Papa ve Hristiyan alemine seslenen Davutoğlu, “Buradan Sayın Papa’ya ve tüm Hristiyan alemine çağrıda bulunmak istiyorum. Tarihi tartışmaları açacak olursak, herhalde bundan en fazla bir anlamda utanç duyacak olan unsurlar, Avrupa içerisindeki unsurlardır. Engizisyon mahkemeleri ve onun getirdiği İspanya’dan kaçan Yahudilerin ve Müslümanların sığınağı Türkiye olmuştur. Bu 500 sene önce, o yıllarda İstanbul Türk, Ermeni, Rum, Müslüman, Hristiyan ve Yahudilerin birlikte barış içerisinde yaşadığı bir şehirdir ve hep böyle olageldi. Eğer dış faktörler olmamış olsaydı, muhtemelen 1915 yılında yaşanan acı olaylar yaşanmayacaktı. Bu acıları tek taraflı olarak okumak sadece insanoğlunun birtakım acılarına sahip çıkıp, diğerinin acılarını örtmek sayın Papa’ya ve bulunduğu makama yakışmamıştır. Acılar özellikle savaş döneminde yaşanan acılar paylaşıldığı zaman karşılıklı olarak bu acılar anlaşıldı ve adil bir hafızayla bu acılara sahip çıkıldığı zaman barış ortamı doğar. Bunun güzel bir örneği bugünlerde Çanakkale Savaşı’nda, Gelibolu’da yaşanan acılar içerisinde ortaya çıkan Türk, Avustralya ve Yeni Zelanda halkları arasındaki barış ve dostluk ortamıdır. Sayın Papa’nın ve benzeri görüşte olan siyasi liderlerin, altını çizerek söylüyorum, dini liderlerden bizim beklentimiz barış çağrısında bulunmalarıdır ama siyasi liderler bu konuyu istismar edebilirler ve ediyorlar. Dini liderlerden öncelikle beklentimiz barış çağrısında bulunmalarıdır. Ayrıca Avrupa’ya egemen olan İslamofobi ve anti-İslam tavırlardan uzak durmalarıdır” ifadelerini kullandı.

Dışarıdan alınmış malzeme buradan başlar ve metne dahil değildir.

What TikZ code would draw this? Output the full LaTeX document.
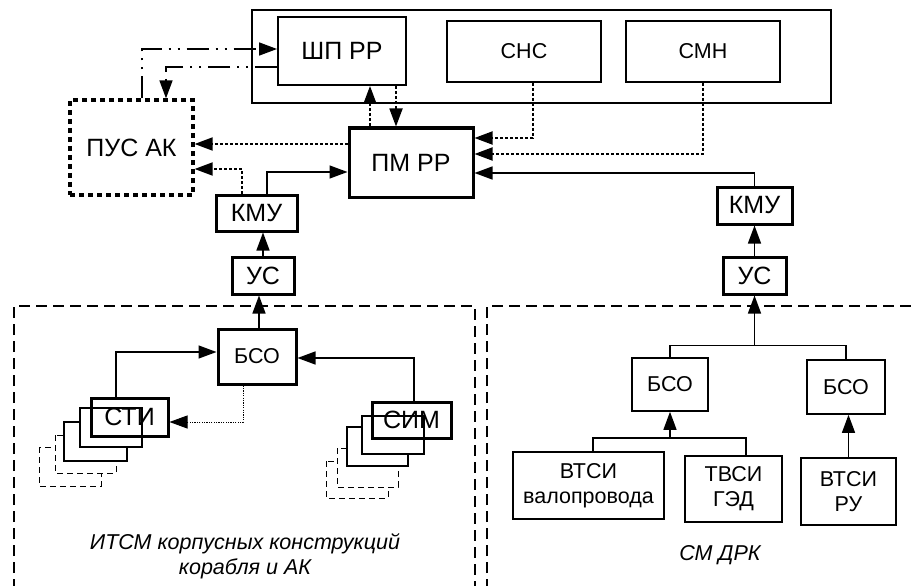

Davutoğlu sözlerini şöyle sürdürdü: “Papa’nın açıklamaları sadece tarihin yanlış okunması değil, eksik okunması değil tek taraflı olarak bir grubun acıların sahip çıkarken diğer grubun acılarını yok saymak değildir. Aynı zamanda Avrupa’da yükselen ırkçılığı prim veren, Müslümanları ve Türkleri kolektif bir suçla itham eden zamanlama bakımından da son derece şanssız, yanlış ve tutarsız bir açıklama olmuştur. Geçen sene sayın Cumhurbaşkanımız bu sene ben 1915 olaylarıyla ilgili son derece açık yürekli açıklamalarda bulunduk, tavırlar ortaya koyduk. 2005 yılında da çağrıda bulunmuştuk. Protokolleri imzalarken de aynı çağrıyı tekrar ettik. Gelin Türklerle ve Ermeniler arasında yepyeni bir dönemi açalım. 1915 olaylarını ortak hafızamızın ve ortak adil bir hafıza anlayışıyla ortak acılarımızın paylaşıldığı ve yeni bir döneminin başlangıcı olarak birlikte değerlendirelim. Arşivlerimizi açalım, her türlü tarihi araştırmaya ve tartışmaya açık bir şekilde bu konuları ele alalım. Ancak gönülleri kapalı olanlara arşivleri açmak ifade etmiyor. Maalesef bugün bu konudan hareketle Müslümanlara toplu olarak Türklere özel olarak bir şekilde kolektif suç isnat etmek isteyenler, tam da ırkçılığın ve İslam karşıtlığının yayıldığı bir dönemde son derece yanlış bir akıma öncelik etmektedir. Ümit ederiz ki, sayın Papa Türkiye’ye geldiğinde bize zikrettiği görüşlerinde samimi olduğuna ve dini liderin zikrettiği görüşler olması bakımından da çok büyük bir önem atfederek kendilerini dinlemiştik, o görüşlere sahip çıkar. Şu son takındığı durumu tekrar gözden geçirir.”